Richard Pinhas, Oren Ambarchi : Tikkun / Richard Pinhas, Yoshida Tatsuya : Welcome in the Void (Cuneiform, 2014)
Sur des loops electro-kraut et le soutien de renforts (Joe Talia & Eric Borelva à la batterie, Merzbow aux electronics ou Duncan Pinhas au séquenceur), Richard Pinhas et Oren Ambarchi se sont amusés à croiser leurs six cordes. C’était dans le studio de l’ancien Heldon en 2013 à Paris même si les titres nous expédient à Washington, Tokyo et San Francisco.
Géographiquement donc, on plane un peu (d’ailleurs d'où viendront les pistes des invités ?) jusqu’à ce que le duo propulse la navette dans une nouvelle contrée RanXeroxienne. L’air y est fort respirable et nos guitare-héros (francisons pour l’occasion) y vont de leurs effets psychénervés / bruts de rock avec la batterie enfoncée de Talia pour finir dans la retenue. Arrivés à San Francisco, les allers-retours de médiators ne nous parviennent plus, ils sont cachés derrière de nappes de synthé et des drones faméliques. C’est d’ailleurs là que réside tout l’intérêt de l’enregistrement, dans l’offre d’un voyage ébouriffant suivi d’une phase de décompression. A peine remis on se rue sur le DVD du concert que Pinhas et Ambarchi ont donné le 29 octobre 2013 aux Instants Chavirés... histoire de mettre des figures sur des affections !

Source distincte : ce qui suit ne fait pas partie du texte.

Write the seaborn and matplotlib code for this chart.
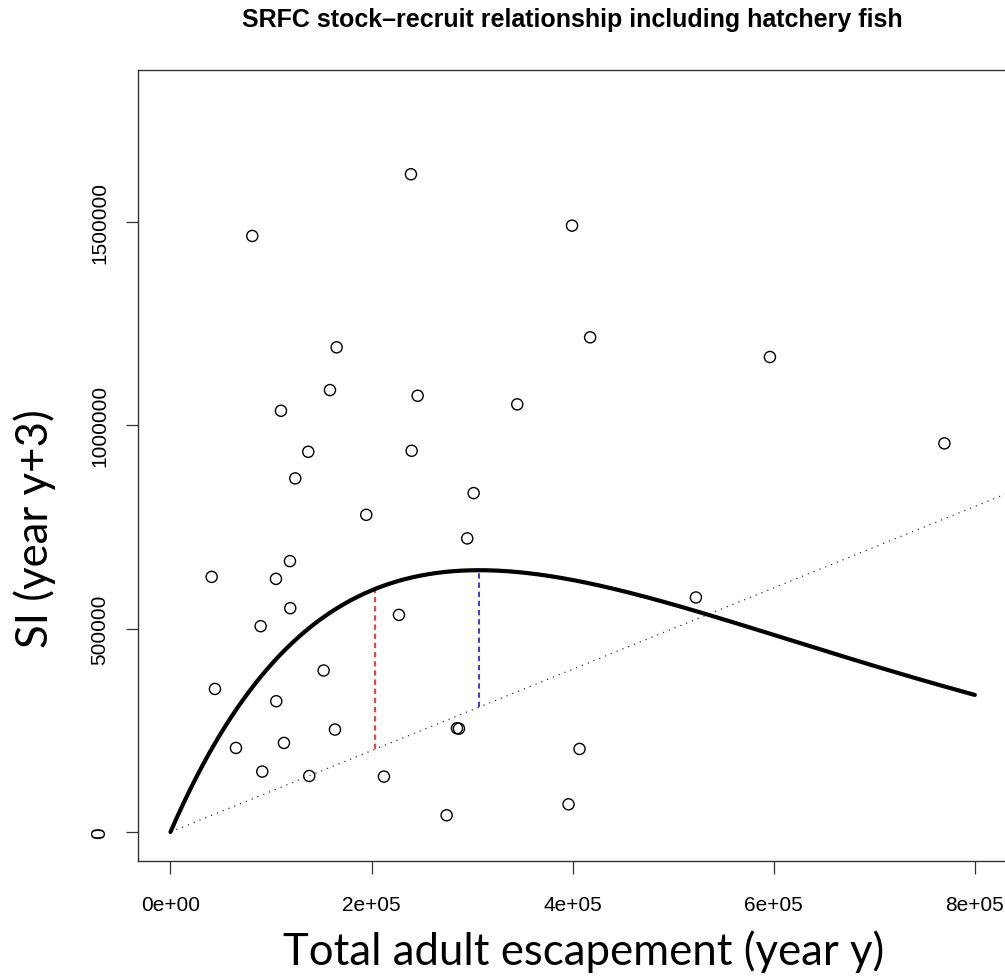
import numpy as np
import pandas as pd
import matplotlib
matplotlib.use("Agg")
import matplotlib.pyplot as plt
import seaborn as sns

# ---- data ----
escapement = [239177, 81350, 399391, 165286, 417392, 596203, 158623, 245840,
              109892, 344893, 137042, 239873, 769743, 124114, 301532, 194723,
              295168, 118843, 40973, 104920, 119141, 522610, 89704, 227243,
              152357, 44255, 105218, 163595, 284924, 286913, 406850, 65140,
              112876, 91295, 138037, 212326, 395910, 274681]
si_recruits = [1616500, 1464800, 1490200, 1191100, 1215700, 1167300, 1086100, 1072100,
               1035200, 1051000, 934400, 936900, 955100, 869000, 832900, 779500,
               721500, 665700, 627000, 622100, 550100, 576400, 505800, 533600,
               396900, 351600, 321400, 251800, 255000, 254000, 204100, 206600,
               218900, 148500, 137700, 136200, 68100, 41100]

ricker_alpha = 5.693          # productivity
ricker_smax = 307200          # escapement at max recruitment (1/beta)
smsy_value = 203400           # red reference line
curve_max_s = 800000

x_ticks = [0, 200000, 400000, 600000, 800000]
x_tick_labels = ["0e+00", "2e+05", "4e+05", "6e+05", "8e+05"]
y_ticks = [0, 500000, 1000000, 1500000]
y_tick_labels = ["0", "500000", "1000000", "1500000"]

title_text = "SRFC stock\u2013recruit relationship including hatchery fish"
x_label = "Total adult escapement (year y)"
y_label = "SI (year y+3)"


def ricker(s):
    s = np.asarray(s, dtype=float)
    return ricker_alpha * s * np.exp(-s / ricker_smax)


sns.set_theme(style="white")
plt.rcParams["font.family"] = ["Liberation Sans", "DejaVu Sans"]

fig = plt.figure(figsize=(10.05, 9.79), dpi=100)
ax = fig.add_axes([0.1376, 0.1192, 0.8644, 0.808])

df = pd.DataFrame({"S": escapement, "R": si_recruits})

# 1:1 replacement line
ax.plot([0, 1.0e6], [0, 1.0e6], color="#333333", lw=0.9,
        linestyle=(0, (1, 4)), zorder=1)

# Ricker curve
s_grid = np.linspace(0, curve_max_s, 400)
sns.lineplot(x=s_grid, y=ricker(s_grid), ax=ax, color="black", lw=3.0,
             zorder=3, sort=False)

# reference lines
ax.plot([smsy_value, smsy_value], [smsy_value, float(ricker(smsy_value))],
        color="red", lw=1.1, linestyle=(0, (3.5, 2.5)), zorder=2)
ax.plot([ricker_smax, ricker_smax], [ricker_smax, float(ricker(ricker_smax))],
        color="blue", lw=1.1, linestyle=(0, (3.5, 2.5)), zorder=2)

# points
sns.scatterplot(data=df, x="S", y="R", ax=ax, marker="o", s=64,
                color="black", zorder=4)
pc = ax.collections[-1]
pc.set_facecolor("none")
pc.set_edgecolor("black")
pc.set_linewidth(1.0)

ax.set_xlim(-32000, 832000)
ax.set_ylim(-72000, 1872000)
ax.set_xticks(x_ticks)
ax.set_xticklabels(x_tick_labels)
ax.set_yticks(y_ticks)
ax.set_yticklabels(y_tick_labels, rotation=90, va="center")
ax.tick_params(axis="both", direction="out", length=9, width=0.9,
               color="#333333", labelsize=15, labelcolor="black",
               bottom=True, left=True)
ax.tick_params(axis="x", pad=15)
ax.tick_params(axis="y", pad=12)
ax.set_xlabel("")
ax.set_ylabel("")
for sp in ax.spines.values():
    sp.set_visible(True)
    sp.set_color("#333333")
    sp.set_linewidth(1.0)
ax.grid(False)

fig.text(572.6 / 1005, 1 - 26.7 / 979, title_text, ha="center", va="baseline",
         fontsize=18, fontweight="bold", color="black",
         family=["Liberation Sans", "DejaVu Sans"])
fig.text(583.5 / 1005, 1 - 965 / 979, x_label, ha="center", va="baseline",
         fontsize=31.5, color="black", family=["Lato", "DejaVu Sans"])
fig.text(35 / 1005, 1 - 529 / 979, y_label, ha="center", va="center",
         rotation=90, fontsize=31.5, color="black", family=["Lato", "DejaVu Sans"])

fig.savefig("out.png", dpi=100)
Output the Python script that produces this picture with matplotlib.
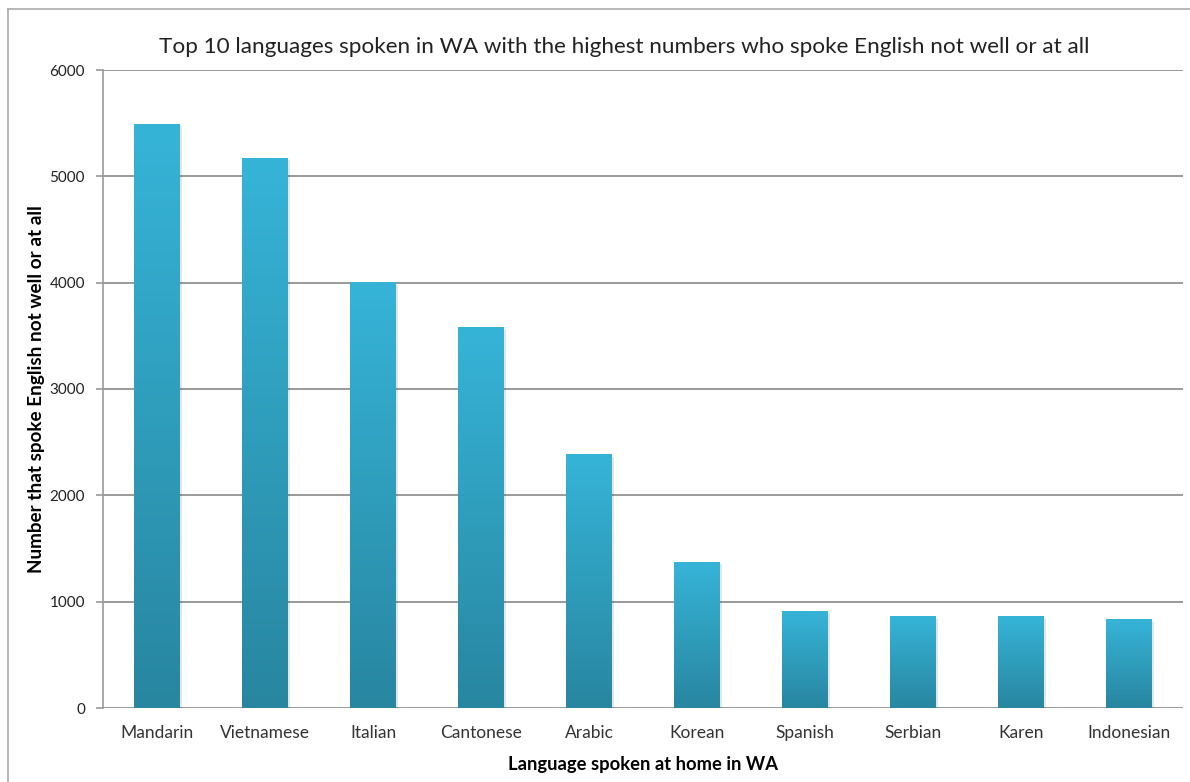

Richard Pinhas, Oren Ambarchi : Tikkun (Cuneiform / Orkhêstra International)
Enregistrement : 2013. Edition : 2014.
CD : 01/ Washington D.C. – T4V1 02/ Tokyo – T4V2 03/ San Francisco – T2V2 – DVD : Concert du 29 octobre 2013 aux Instants Chavirés.
Pierre Cécile © Le son du grisli
Roulement de tambour, c’est un autre duo qui commence : Richard Pinhas / Yoshida Tatsuya. Le batteur des Ruins a de la poigne, on sait ça, & le médiator qui arrache toujours le même accord à la guitare électrique lui dit qu’il faut creuser. Mais creuser quoi ? Eh bien un trou noir. Mais pourquoi ? Eh bien pour le remplir de couleurs ! Pendant plus d’une heure, ce'est ce qui se passe, et le délire répétitif accouchera d’un nouveau ballet cosmique.
Richard Pinhas, Yoshida Tatsuya : Welcome in the Void (Cuneiform / Orkhêstra International)
Edition : 2014.
CD : 01/ Welcome in the Void Part 1 02/ Welcome in the Void Part 2
Pierre Cécile © Le son du grisli
Lucien Johnson, Alan Silva, Makoto Sato : Stinging Nettles (Improvising Beings, 2014)
Que faire enfin du jazz qui traîne ? Son existence prouvée, trois possibilités : commerce (le plus couru), tradition, création. C’est un choix qu’il faut, semble-t-il, « faire » encore. Alan Silva a jadis démontré qu’il avait, dans la troisième catégorie, des choses à faire entendre. A la contrebasse, le plus souvent ; aux synthétiseurs, selon l’inspiration.
Est-ce, sur Stinging Nettles, un « retour » à la contrebasse ? Une nécessité ? Qu’importe, même imaginée seulement, la nécessité opère. L’épreuve date de 2006, qui l’expose auprès du saxophoniste ténor Lucien Johnson et du batteur Makoto Sato. Deux doyens pour un seul jeune homme, et voici que ce-dernier se montre capable : sur quelques fondamentaux de free mesuré, d’inventer et de rebondir au-devant d’un archet balayant, sinon d’entendre et de prendre en compte la batterie délicate. Alors – forcément pas commerce –, tradition ou création ? D’autres codes ici : vaillante arrière-garde, mêlant ancienne création et tradition neuve, qu’emmène ce bel archet retrouvé.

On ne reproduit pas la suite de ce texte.